Here are some shots of my "Bride of Frankenstein" kit I finished a few months bak, just in time for Halloween!

It is all painted by hand with acrylic paints.


----------



## steve123 (Feb 9, 2009)

Very nice!! That makes me smile. Excellent work...the figures look like people..and that's not easy to do..

Steve


----------



## Mitchellmania (Feb 14, 2002)

Excellent painting!


----------



## Night-Owl (Mar 17, 2000)

Kudos on a well done paint job!


----------



## crazypredator2 (Dec 1, 2009)

very fine job, this is a great looking kit.


----------



## apls (Dec 5, 2005)

Exciting, keep up the good work, I just ordered the resin base for this kit. Your kit gets me excited for building mine.


----------



## gmaiocco (Nov 8, 2007)

Nice job! I just finished this kit and hope to post some photos soon.


----------



## RSN (Jul 29, 2008)

gmaiocco said:


> Nice job! I just finished this kit and hope to post some photos soon.


Thank you, not sure what you saw since I deleted many of my old photos. Looking forward to seeing your build.


----------



## gmaiocco (Nov 8, 2007)

I actually saw the photos you posted a while back, before you deleted them. I used them as reference for my build.
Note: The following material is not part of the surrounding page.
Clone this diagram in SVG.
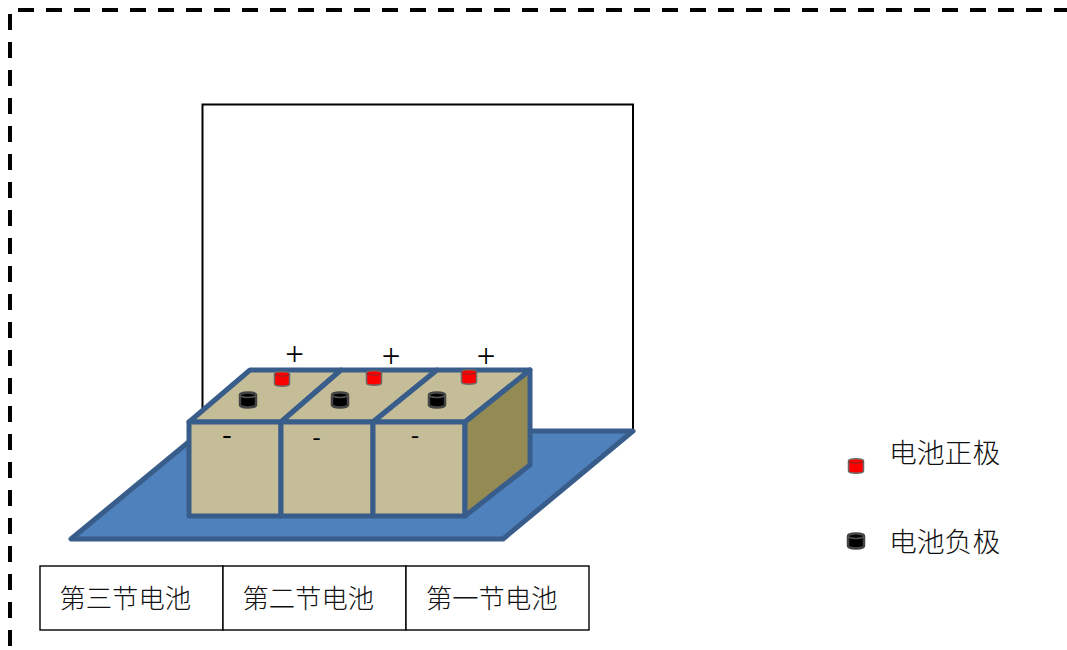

I just now got around to thanking you for posting the photos. (I know, I'm the king of procrastinators!)


----------



## RSN (Jul 29, 2008)

gmaiocco said:


> I actually saw the photos you posted a while back, before you deleted them. I used them as reference for my build. I just now got around to thanking you for posting the photos. (I know, I'm the king of procrastinators!)


Well that makes sense, I was a bit confused last night. I am humbled by your praise and glad my build could be a starting point for yours.


----------



## gmaiocco (Nov 8, 2007)

I have a couple of photos of my build posted on the Moebeus thread.


----------